━━ Items
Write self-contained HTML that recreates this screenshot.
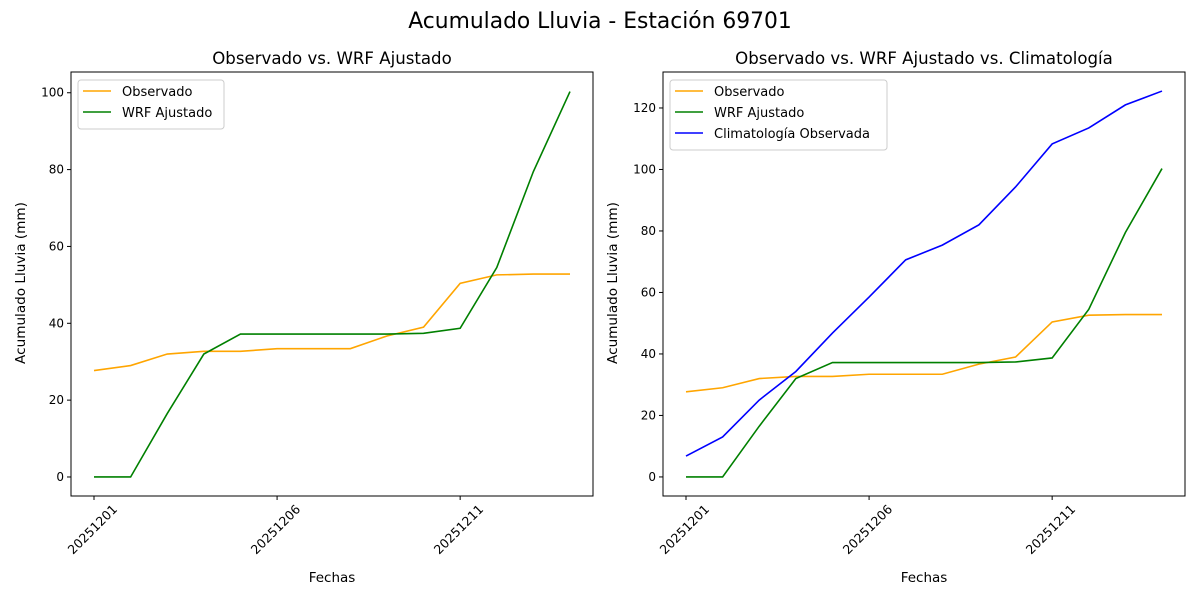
<!DOCTYPE html>
<html><head><meta charset="utf-8"><style>
body{margin:0;background:#fff;font-family:"Liberation Sans","DejaVu Sans",sans-serif}
svg text{font-family:"DejaVu Sans","Liberation Sans",sans-serif}
</style></head><body>
<svg id="c" width="1200" height="600" xmlns="http://www.w3.org/2000/svg">
<text x="600" y="28" font-size="21.8" text-anchor="middle">Acumulado Lluvia - Estación 69701</text>
</svg>
<script>
const dates=['20251201','20251202','20251203','20251204','20251205','20251206','20251207','20251208','20251209','20251210','20251211','20251212','20251213','20251214'];
const observado=[27.7,29,32,32.7,32.7,33.4,33.4,33.4,36.7,39,50.4,52.6,52.8,52.8];
const wrf=[0,0,16.5,32,37.2,37.2,37.2,37.2,37.2,37.4,38.7,54.5,79.5,100.3];
const clima=[6.8,13,25,34.3,46.8,58.5,70.6,75.4,82,94.3,108.3,113.5,121,125.5];
const leftTicks=[0,20,40,60,80,100];
const rightTicks=[0,20,40,60,80,100,120];
const xTickIdx=[0,5,10];
const NS='http://www.w3.org/2000/svg';
const svg=document.getElementById('c');
function el(t,a,txt){const e=document.createElementNS(NS,t);for(const k in a)e.setAttribute(k,a[k]);if(txt!==undefined)e.textContent=txt;svg.appendChild(e);return e;}
function panel(p){
  const {x0,x1,y0,y1,ymin,ymax,ticks,series,title,name,legendW}=p;
  const g=el('rect',{x:x0,y:y0,width:x1-x0,height:y1-y0,fill:'none',stroke:'#000','stroke-width':1});
  
  
  const n=dates.length;
  const xs=i=>x0+23+i*(x1-x0-46)/(n-1);
  const ys=v=>y1-(v-ymin)/(ymax-ymin)*(y1-y0);
  ticks.forEach(t=>{const y=ys(t);
    el('line',{x1:x0-4,x2:x0,y1:y,y2:y,stroke:'#000'});
    const tx=el('text',{x:x0-7,y:y+4,'font-size':12,'text-anchor':'end'},t);
    
    
  });
  xTickIdx.forEach(i=>{const x=xs(i);
    el('line',{x1:x,x2:x,y1:y1,y2:y1+4,stroke:'#000'});
    const ax=x+24,ay=y1+14;
    const tx=el('text',{x:ax,y:ay,'font-size':12.5,'text-anchor':'end',transform:`rotate(-45 ${ax} ${ay})`},dates[i]);
    
    
  });
  series.forEach(s=>{
    const pl=el('polyline',{points:s.data.map((v,i)=>xs(i)+','+ys(v)).join(' '),fill:'none',stroke:s.color,'stroke-width':1.6});
    
    
  });
  const t=el('text',{x:(x0+x1)/2,y:y0-8,'font-size':16.6,'text-anchor':'middle'},title);
  
  
  const xl=el('text',{x:(x0+x1)/2,y:582,'font-size':13.5,'text-anchor':'middle'},'Fechas');
  
  
  const yx=x0-46,yy=(y0+y1)/2-1;
  const yl=el('text',{x:yx,y:yy,'font-size':13.6,'text-anchor':'middle',transform:`rotate(-90 ${yx} ${yy})`},'Acumulado Lluvia (mm)');
  
  
  const lb=el('rect',{x:x0+7,y:y0+8,width:legendW,height:series.length*21+7,fill:'#fff',stroke:'#ccc',rx:3});
  
  
  series.forEach((s,i)=>{const y=y0+19+i*21;
    el('line',{x1:x0+12,x2:x0+40,y1:y,y2:y,stroke:s.color,'stroke-width':1.6});
    const lt=el('text',{x:x0+51,y:y+5,'font-size':13},s.label);
    
    
  });
}
panel({x0:71,x1:593,y0:72,y1:496,ymin:-4.95,ymax:105.4,ticks:leftTicks,title:'Observado vs. WRF Ajustado',name:'left-panel',legendW:146,
  series:[{data:observado,color:'orange',label:'Observado',name:'observado'},{data:wrf,color:'green',label:'WRF Ajustado',name:'wrf'}]});
panel({x0:663,x1:1185,y0:72,y1:496,ymin:-6.2,ymax:131.7,ticks:rightTicks,title:'Observado vs. WRF Ajustado vs. Climatología',name:'right-panel',legendW:217,
  series:[{data:observado,color:'orange',label:'Observado',name:'observado'},{data:wrf,color:'green',label:'WRF Ajustado',name:'wrf'},{data:clima,color:'blue',label:'Climatología Observada',name:'climatologia'}]});
</script>
</body></html>
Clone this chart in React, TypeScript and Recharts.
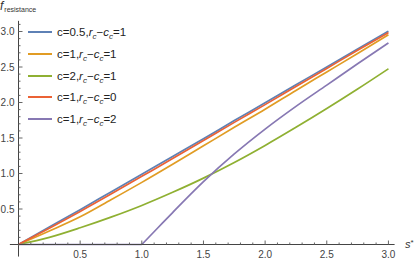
import React from 'react';
import { LineChart, Line, XAxis, YAxis, ReferenceLine } from 'recharts';

// values
const sValues = [0, 0.25, 0.5, 0.75, 1, 1.25, 1.5, 1.75, 2, 2.25, 2.5, 2.75, 3];
const blueValues = [0, 0.245, 0.49, 0.74, 0.99, 1.24, 1.49, 1.745, 1.995, 2.25, 2.5, 2.755, 3.005];
const orangeValues = [0, 0.19, 0.39, 0.63, 0.875, 1.13, 1.39, 1.65, 1.905, 2.17, 2.43, 2.69, 2.955];
const greenValues = [0, 0.1, 0.235, 0.385, 0.55, 0.735, 0.935, 1.155, 1.395, 1.65, 1.915, 2.19, 2.475];
const redValues = [0, 0.23, 0.465, 0.71, 0.96, 1.21, 1.465, 1.72, 1.97, 2.225, 2.48, 2.735, 2.985];
// purple is zero up to s=1, then rises
const purpleFlatS = [0, 0.5, 1];
const purpleFlatValues = [0, 0, 0];
const purpleS = [1, 1.125, 1.25, 1.5, 1.75, 2, 2.25, 2.5, 2.75, 3];
const purpleValues = [0, 0.225, 0.45, 0.885, 1.275, 1.625, 1.945, 2.245, 2.545, 2.84];

const xMajorTicks = [0.5, 1, 1.5, 2, 2.5, 3];
const yMajorTicks = [0.5, 1, 1.5, 2, 2.5, 3];

const legendC = ['0.5', '1', '2', '1', '1'];
const legendDiff = ['1', '1', '1', '0', '2'];
const colors = ['#5E81B5', '#E19C24', '#8FB032', '#EB6235', '#8778B3'];

const xTicks = Array.from({ length: 30 }, (_, i) => (i + 1) / 10);
const yTicks = Array.from({ length: 31 }, (_, i) => (i + 1) / 10);

const toPoints = (xs: number[], ys: number[]) => xs.map((s, i) => ({ s, f: ys[i] }));

const series = [
  { key: 'blue', data: toPoints(sValues, blueValues), color: colors[0], type: 'monotone' },
  { key: 'orange', data: toPoints(sValues, orangeValues), color: colors[1], type: 'monotone' },
  { key: 'green', data: toPoints(sValues, greenValues), color: colors[2], type: 'monotone' },
  { key: 'red', data: toPoints(sValues, redValues), color: colors[3], type: 'monotone' },
  { key: 'purple-flat', data: toPoints(purpleFlatS, purpleFlatValues), color: colors[4], type: 'linear' },
  { key: 'purple', data: toPoints(purpleS, purpleValues), color: colors[4], type: 'monotone' },
];

const isMajor = (list: number[], v: number) => list.some((m) => Math.abs(m - v) < 1e-6);

const font = '"Liberation Sans", Arial, sans-serif';

const XTick = (props: any) => {
  const { x, y, payload } = props;
  const v = payload.value;
  const major = isMajor(xMajorTicks, v);
  return (
    <g>
      <line x1={x} x2={x} y1={y} y2={y - (major ? 4 : 2)} stroke="#666" />
      {major && (
        <text x={x} y={y + 13.5} textAnchor="middle" fontSize={10} fill="#444" fontFamily={font}>
          {v.toFixed(1)}
        </text>
      )}
    </g>
  );
};

const YTick = (props: any) => {
  const { x, y, payload } = props;
  const v = payload.value;
  const major = isMajor(yMajorTicks, v);
  return (
    <g>
      <line x1={x} x2={x + (major ? 4 : 2)} y1={y} y2={y} stroke="#666" />
      {major && (
        <text x={x - 4} y={y + 3.6} textAnchor="end" fontSize={10} fill="#444" fontFamily={font}>
          {v.toFixed(1)}
        </text>
      )}
    </g>
  );
};

const YTitle = () => (
  <text x={0} y={10} fontFamily={font} fill="#333">
    <tspan fontStyle="italic" fontSize={12}>f</tspan>
    <tspan fontSize={7} dx={1} dy={1.5}>resistance</tspan>
  </text>
);

const XTitle = () => (
  <text x={405} y={247.5} fontFamily={font} fill="#333">
    <tspan fontStyle="italic" fontSize={11}>s</tspan>
    <tspan fontSize={8} dy={-3}>*</tspan>
  </text>
);

const Legend = () => (
  <div style={{ position: 'absolute', left: 0, top: 0, fontFamily: font, fontSize: 11.5, color: '#222' }}>
    {legendC.map((c, i) => (
      <div
        key={i}
        style={{ position: 'absolute', top: 22 + i * 21.8, left: 28, height: 20, width: 140, whiteSpace: 'nowrap' }}
      >
        <div
          style={{ position: 'absolute', left: 0, top: 9, width: 24, height: 2, background: colors[i] }}
        />
        <div style={{ position: 'absolute', left: 29, top: 0, lineHeight: '20px' }}>
          c={c},<i>r</i>
          <sub style={{ fontSize: 8 }}><i>c</i></sub>−<i>c</i>
          <sub style={{ fontSize: 8 }}><i>c</i></sub>={legendDiff[i]}
        </div>
      </div>
    ))}
  </div>
);

export default function App() {
  return (
    <div style={{ position: 'absolute', left: 0, top: 0, width: 415, height: 260, background: '#fff' }}>
      <LineChart width={415} height={260} margin={{ top: 20.85, right: 20.4, bottom: 0, left: 0 }}>
        <XAxis
          type="number"
          dataKey="s"
          domain={[0, 3.05]}
          ticks={xTicks}
          interval={0}
          tickSize={0}
          tickMargin={0}
          height={15.5}
          tick={<XTick />}
          axisLine={{ stroke: '#444' }}
          allowDuplicatedCategory={false}
          label={<XTitle />}
        />
        <YAxis
          type="number"
          domain={[0, 3.15]}
          ticks={yTicks}
          interval={0}
          tickSize={0}
          tickMargin={0}
          width={18.5}
          tick={<YTick />}
          axisLine={{ stroke: '#444' }}
          label={<YTitle />}
        />
        <ReferenceLine segment={[{ x: -0.07, y: 0 }, { x: 0, y: 0 }]} stroke="#444" ifOverflow="visible" />
        <ReferenceLine segment={[{ x: 0, y: -0.17 }, { x: 0, y: 0 }]} stroke="#444" ifOverflow="visible" />
        {series.map((sr) => (
          <Line
            key={sr.key}
            data={sr.data}
            dataKey="f"
            type={sr.type as any}
            stroke={sr.color}
            strokeWidth={1.7}
            dot={false}
            isAnimationActive={false}
          />
        ))}
      </LineChart>
      <Legend />
    </div>
  );
}
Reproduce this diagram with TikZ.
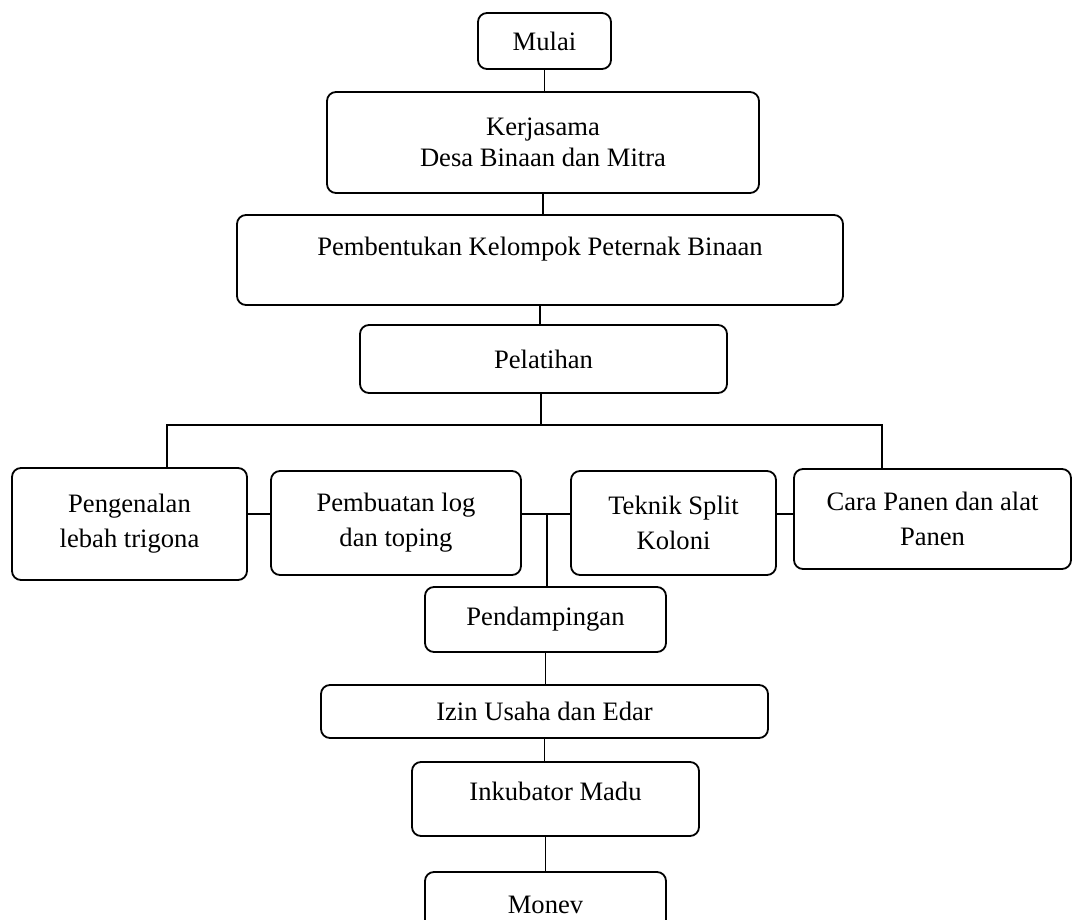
━━━━
Of all the lines in the entries, how many contain the word "this"? Give only the number.

▸ Written solution:
3